Figure 9 shows the luminescence decay curves of Gd₂O₂S:Tb³⁺ phosphors obtained at different pH values. It can be found that all decay curves can be fitted with a multiple-exponential function, and the corresponding decay time can be estimated using the following formula:

$$\mathrm{y}=\mathrm{A}1\ast \exp \left(-\mathrm{x}/\mathrm{t}1\right)+\mathrm{A}2\ast \exp \left(-\mathrm{x}/\mathrm{t}2\right)+\mathrm{A}3\ast \exp \left(-\mathrm{x}/\mathrm{t}3\right)+\mathrm{y}0$$

(3)

where A and y are the luminescence intensities at time 0 and x, respectively, and t is the decay lifetime [29].

$${\mathsf{\tau }}_{\mathrm{ave}}=\frac{\mathrm{A}1\ast \mathrm{t}{1}^2+\mathrm{A}2\ast \mathrm{t}{2}^2+\mathrm{A}3\ast \mathrm{t}{3}^2}{\mathrm{A}1\ast \mathrm{t}1+\mathrm{A}2\ast \mathrm{t}2+\mathrm{A}3\ast \mathrm{t}3}$$

(4)

where τ indicates the average fluorescent lifetime. And the obtained lifetime values are 0.522, 0.556, 0.641, 0.807 and 1.12 ms for pH = 5, 7, 8, 10.5, and 13, respectively. The lattice distortion, particle size, and refractive index are the determining factors that affect the increase of the fluorescence lifetime according to previous report [30,31,32].

4. Conclusions

In this study, well dispersed and homogeneous Gd₂O₂S:Tb³⁺ phosphors with different morphologies (sphere-like, sheet-like, cuboid-like, flat square-like, rod-like) synthesized by changing pH value of reaction solution have been successfully achieved by a facile solvothermal method combining with a sulfide calcination process.
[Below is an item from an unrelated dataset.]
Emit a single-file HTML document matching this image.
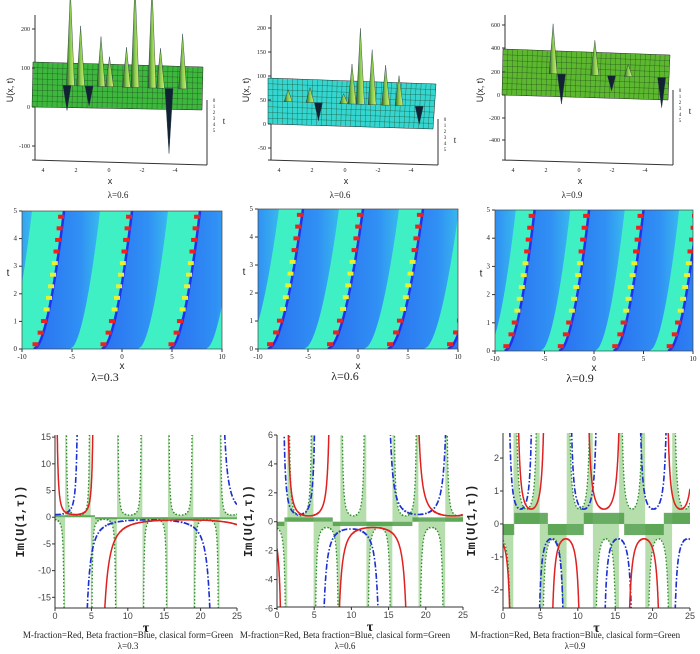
<!DOCTYPE html>
<html><head><meta charset="utf-8"><style>
body{margin:0;background:#fff;}
svg{display:block;font-family:"Liberation Serif",serif;}
</style></head><body>
<svg id="fig" width="700" height="654" viewBox="0 0 700 654">
<defs>
<clipPath id="c1"><rect x="55" y="435" width="182" height="173"/></clipPath>
<clipPath id="c2"><rect x="277" y="435" width="186" height="172"/></clipPath>
<clipPath id="c3"><rect x="503" y="433" width="187" height="175"/></clipPath>
<clipPath id="h1"><rect x="22" y="211" width="200" height="138"/></clipPath>
<clipPath id="h2"><rect x="258" y="209" width="200" height="140"/></clipPath>
<clipPath id="h3"><rect x="495" y="210" width="198" height="141"/></clipPath>
<linearGradient id="bandGrad" x1="0" x2="1" y1="0" y2="0">
<stop offset="0" stop-color="#2a70f0"/><stop offset="0.7" stop-color="#3090f4"/><stop offset="1" stop-color="#38b8ee"/>
</linearGradient>
<linearGradient id="spkGrad" x1="0" x2="1" y1="0" y2="0">
<stop offset="0" stop-color="#2c5a2c"/><stop offset="0.5" stop-color="#8ccf50"/><stop offset="1" stop-color="#d8ec70"/>
</linearGradient>
</defs>
</svg>
<script>
// ---------- data ----------
const surfSpikes1 = [[0.22,95],[0.28,60],[0.33,-20],[0.4,50],[0.55,40],[0.6,105],[0.7,103],[0.75,40],[0.88,55],[0.8,-65],[0.45,30],[0.2,-25]];
const surfSpikes2 = [[0.12,12],[0.25,15],[0.5,40],[0.55,76],[0.62,55],[0.7,40],[0.78,30],[0.3,-18],[0.9,-18],[0.45,10]];
const surfSpikes3 = [[0.3,50],[0.55,35],[0.35,-30],[0.65,-15],[0.95,-30],[0.75,12]];
const bandOffsets1 = [-22.4,-15.6,-8.8,-2,4.8,11.6];
const bandOffsets2 = [-21,-15,-9,-3,3,9];
const bandOffsets3 = [-20,-14.5,-9,-3.5,2,7.5];
const bandShift = [3,3.5,3];
const tauTicks = [0,5,10,15,20,25];
const redAsym1 = [-5,0,5.5,30], redSign1 = -1;
const blueAsym1 = [-3,3.4,22.3,40], blueSign1 = 1;
const greenAsym = [-2.1,1.4,4.9,8.5,12,15.5,19,22.6,26.1], greenSign = -1;
const redAsym2 = [-5.5,1,7.5,18.2,29], redSign2 = -1;
const blueAsym2 = [-5,0.5,5.5,14.4,23.5], blueSign2 = -1;
const redAsym3 = [-3,1.5,6,10.8,16.2,21.5,26], redSign3 = -1;
const blueAsym3 = [-3.5,0.4,4.3,8.6,13,17.8,22.4,27], blueSign3 = -1;
const yTicks1 = [-15,-10,-5,0,5,10,15];
const yTicks2 = [-6,-4,-2,0,2,4,6];
const yTicks3 = [-2,-1,0,1,2];

const NS="http://www.w3.org/2000/svg";
const fig=document.getElementById('fig');
function mk(tag,attrs,parent){const e=document.createElementNS(NS,tag);for(const k in attrs)e.setAttribute(k,attrs[k]);(parent||fig).appendChild(e);return e;}
function txt(x,y,s,size,parent,extra){const t=mk('text',Object.assign({x:x,y:y,'font-size':size,'text-anchor':'middle',fill:'#222'},extra||{}),parent);t.textContent=s;return t;}

// ---------- 3D surfaces ----------
function surface(cfg,spikes,idx){
  const g=mk('g',{});
  
  
  const [a,b,c,d]=cfg.poly;
  mk('line',{x1:cfg.ax,y1:15,x2:cfg.ax,y2:160,stroke:'#333','stroke-width':1},g);
  mk('line',{x1:cfg.ax-3,y1:160,x2:c[0]+5,y2:165,stroke:'#333','stroke-width':1},g);
  mk('polygon',{points:[a,b,c,d].map(p=>p.join(',')).join(' '),fill:cfg.col,stroke:'#222','stroke-width':0.5},g);
  for(let i=1;i<34;i++){const f=i/34;
    mk('line',{x1:a[0]+(b[0]-a[0])*f,y1:a[1]+(b[1]-a[1])*f,x2:d[0]+(c[0]-d[0])*f,y2:d[1]+(c[1]-d[1])*f,stroke:'#1a3a1a','stroke-width':0.5,opacity:0.6},g);}
  for(let i=1;i<8;i++){const f=i/8;
    mk('line',{x1:a[0]+(d[0]-a[0])*f,y1:a[1]+(d[1]-a[1])*f,x2:b[0]+(c[0]-b[0])*f,y2:b[1]+(c[1]-b[1])*f,stroke:'#1a3a1a','stroke-width':0.5,opacity:0.6},g);}
  spikes.forEach(s=>{const x=a[0]+(b[0]-a[0])*s[0];const y0=(a[1]+d[1])/2+ (b[1]-a[1])*s[0];
    const sp=mk('polygon',{points:`${x-4},${y0} ${x},${y0-s[1]} ${x+4},${y0}`,fill:s[1]>0?'url(#spkGrad)':'#123',stroke:'#234','stroke-width':0.4},g);
    
    });
  cfg.yt.forEach(t=>{mk('line',{x1:cfg.ax-3,y1:t[1],x2:cfg.ax,y2:t[1],stroke:'#333'},g);txt(cfg.ax-5,t[1]+2,t[0],6,g,{'text-anchor':'end'});});
  txt(cfg.ax-22,90,'U(x, t)',9,g,{transform:`rotate(-90 ${cfg.ax-22} 90)`,'font-family':'Liberation Sans,sans-serif'});
  const xs=['4','2','0','-2','-4'];xs.forEach((s,i)=>txt(cfg.ax+8+i*33,172,s,6,g));
  txt(cfg.ax+75,184,'x',9,g,{'font-family':'Liberation Sans,sans-serif'});
  mk('line',{x1:c[0]+5,y1:c[1]-10,x2:c[0]+5,y2:165,stroke:'#333'},g);
  ['0','1','2','3','4','5'].forEach((s,i)=>txt(c[0]+12,c[1]-8+i*6,s,5,g));
  txt(c[0]+22,c[1]+14,'t',9,g);
  txt(cfg.lx,198,cfg.lab,9,g);
}
surface({poly:[[33,62],[203,67],[202,110],[32,107]],col:'#3db83d',ax:35,yt:[['200',29],['100',68],['0',107],['-100',146]],lx:118,lab:'λ=0.6'},surfSpikes1,1);
surface({poly:[[268,78],[436,84],[433,129],[268,124]],col:'#35d6d0',ax:271,yt:[['200',28],['150',52],['100',76],['50',100],['0',124],['-50',148]],lx:340,lab:'λ=0.6'},surfSpikes2,2);
surface({poly:[[503,49],[670,55],[668,100],[502,95]],col:'#5cb82e',ax:505,yt:[['600',25],['400',48],['200',72],['0',95],['-200',118],['-400',140]],lx:572,lab:'λ=0.9'},surfSpikes3,3);

// ---------- heatmaps ----------
function heat(box,offs,shift,idx,lab,lx,ly){
  const [x0,y0,w,h]=box;
  const g=mk('g',{});
  
  
  const X=v=>x0+(v+10)/20*w, T=t=>y0+h-t/5*h;
  const inner=mk('g',{'clip-path':`url(#h${idx})`},g);
  mk('rect',{x:x0,y:y0,width:w,height:h,fill:'#3ef0c4'},inner);
  offs.forEach(o=>{
    const edge=t=>o+shift*Math.pow(t/5,0.55);
    let L=[],R=[];for(let t=0;t<=5.01;t+=0.1){L.push([X(edge(t)),T(t)]);R.push([X(edge(t)+3.6),T(t)]);}
    const d='M'+L.map(p=>p.join(',')).join('L')+'L'+R.reverse().map(p=>p.join(',')).join('L')+'Z';
    const b=mk('path',{d:d,fill:'url(#bandGrad)'},inner);
    
    
    mk('path',{d:'M'+L.map(p=>p.join(',')).join('L'),stroke:'#2030f0','stroke-width':2.5,fill:'none'},inner);
    for(let t=0.1;t<5;t+=0.42){const px=X(edge(t))-5,py=T(t);
      mk('rect',{x:px,y:py-4,width:6,height:4,fill:(Math.round(t*10)%2)?'#f02020':'#e8f030'},inner);}
  });
  mk('rect',{x:x0,y:y0,width:w,height:h,fill:'none',stroke:'#444','stroke-width':0.7},g);
  [-10,-5,0,5,10].forEach(v=>{mk('line',{x1:X(v),y1:y0+h,x2:X(v),y2:y0+h+3,stroke:'#333'},g);txt(X(v),y0+h+10,v,7,g);});
  [0,1,2,3,4,5].forEach(v=>{mk('line',{x1:x0-3,y1:T(v),x2:x0,y2:T(v),stroke:'#333'},g);txt(x0-5,T(v)+2,v,7,g,{'text-anchor':'end'});});
  txt(x0+w/2,y0+h+20,'x',10,g,{'font-family':'Liberation Sans,sans-serif'});
  txt(x0-14,y0+h/2-4,'t',10,g,{'font-family':'Liberation Sans,sans-serif'});
  txt(lx,ly,lab,12,g);
}
heat([22,211,200,138],bandOffsets1,bandShift[0],1,'λ=0.3',105,381);
heat([258,209,200,140],bandOffsets2,bandShift[1],2,'λ=0.6',345,380);
heat([495,210,198,141],bandOffsets3,bandShift[2],3,'λ=0.9',580,382);

// ---------- line charts ----------
function secSeries(asym,sign0,m,t){
  for(let i=0;i<asym.length-1;i++){if(t>asym[i]&&t<asym[i+1]){const s=(i%2?-1:1)*sign0;
    const sn=Math.sin(Math.PI*(t-asym[i])/(asym[i+1]-asym[i]));
    return {seg:i,v:s*m/(sn*sn)};}}
  return null;
}
function lineChart(cfg){
  const {x0,y0,w,h,ymin,ymax,idx}=cfg;
  const g=mk('g',{});
  
  
  const X=t=>x0+t/25*w, Y=v=>y0+(ymax-v)/(ymax-ymin)*h;
  const cl=mk('g',{'clip-path':`url(#c${idx})`},g);
  const clampV=v=>Math.max(ymin-1,Math.min(ymax+1,v));
  let segs={};
  for(let t=0;t<=25;t+=0.02){const r=secSeries(cfg.green[0],cfg.green[1],cfg.green[2],t);if(!r)continue;(segs[r.seg]=segs[r.seg]||[]).push([X(t),Y(clampV(r.v))]);}
  Object.values(segs).forEach(p=>{if(p.length<2)return;const d='M'+p[0][0]+','+Y(0)+'L'+p.map(q=>q.join(',')).join('L')+'L'+p[p.length-1][0]+','+Y(0)+'Z';
    const f=mk('path',{d:d,fill:'#a9d89e',opacity:0.85},cl);
    
    });
  const ra=cfg.red[0];
  for(let i=0;i<ra.length-1;i++){const s=(i%2?-1:1)*cfg.red[1];const a=Math.max(0,ra[i]),b=Math.min(25,ra[i+1]);if(b<=a)continue;
    const v=s*cfg.red[2]*0.75;const band=mk('rect',{x:X(a),y:Math.min(Y(0),Y(v)),width:X(b)-X(a),height:Math.abs(Y(v)-Y(0)),fill:'#4f9e48',opacity:0.85},cl);
    
    }
  function series(spec,color,dash,width,name){
    let s={};
    for(let t=0;t<=25;t+=0.01){const r=secSeries(spec[0],spec[1],spec[2],t);if(!r)continue;(s[r.seg]=s[r.seg]||[]).push([X(t),Y(clampV(r.v))]);}
    Object.values(s).forEach(p=>{const l=mk('path',{d:'M'+p.map(q=>q.map(n=>n.toFixed(1)).join(',')).join('L'),stroke:color,'stroke-width':width,fill:'none','stroke-dasharray':dash},cl);
      
      });
  }
  series(cfg.green,'#2a8a2a','1.5,2',1.3,'classical-form-green');
  series(cfg.blue,'#1a2fd0','6,2,1.5,2',1.6,'beta-fraction-blue');
  series(cfg.red,'#e02020','',1.5,'m-fraction-red');
  mk('line',{x1:x0,y1:y0,x2:x0,y2:y0+h,stroke:'#333'},g);
  mk('line',{x1:x0,y1:y0+h,x2:x0+w,y2:y0+h,stroke:'#333'},g);
  tauTicks.forEach(v=>{mk('line',{x1:X(v),y1:y0+h,x2:X(v),y2:y0+h+3,stroke:'#333'},g);txt(X(v),y0+h+11,v,9,g,{fill:'#444','font-family':'Liberation Sans,sans-serif'});});
  cfg.yt.forEach(v=>{mk('line',{x1:x0-3,y1:Y(v),x2:x0,y2:Y(v),stroke:'#333'},g);txt(x0-4,Y(v)+3,v,9,g,{'text-anchor':'end',fill:'#444','font-family':'Liberation Sans,sans-serif'});});
  const yx=x0-cfg.ylo;
  txt(yx,y0+h/2,'Im(U(1,τ))',12,g,{transform:`rotate(-90 ${yx} ${y0+h/2})`,'font-family':'Liberation Mono,monospace','font-weight':'bold'});
  txt(x0+w/2,y0+h+24,'τ',14,g,{'font-weight':'bold'});
  txt(cfg.cx,638,'M-fraction=Red, Beta fraction=Blue, clasical form=Green',9,g);
  txt(cfg.cx,649,cfg.lab,9,g);
}
lineChart({idx:1,x0:55,y0:435,w:182,h:173,ymin:-17,ymax:15.4,red:[redAsym1,redSign1,0.5],blue:[blueAsym1,blueSign1,0.5],green:[greenAsym,greenSign,0.4],yt:yTicks1,ylo:31,cx:128,lab:'λ=0.3'});
lineChart({idx:2,x0:277,y0:435,w:186,h:172,ymin:-5.9,ymax:6,red:[redAsym2,redSign2,0.4],blue:[blueAsym2,blueSign2,0.5],green:[greenAsym,greenSign,0.4],yt:yTicks2,ylo:25,cx:345,lab:'λ=0.6'});
lineChart({idx:3,x0:503,y0:433,w:187,h:175,ymin:-2.55,ymax:2.76,red:[redAsym3,redSign3,0.45],blue:[blueAsym3,blueSign3,0.45],green:[greenAsym,greenSign,0.45],yt:yTicks3,ylo:28,cx:575,lab:'λ=0.9'});
</script>
</body></html>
We investigated the possible formation mechanisms of the phosphors with different morphologies and the morphology-dependent photoluminescence and cathodoluminescence properties. And the crystal growth model of the phosphors with different morphology was analyzed in detail. Phosphors with sphere-like morphology shows the best luminescence properties among these morphologies, and the emission color of the resulting phosphors was strongly affected by excitation source. Finally, Gd₂O₂S:Tb³⁺ phosphors with diverse morphologies, photoluminescence and cathodoluminescence properties provides more possibilities for systematically adjusting the green luminescence for a broad class of technological applications.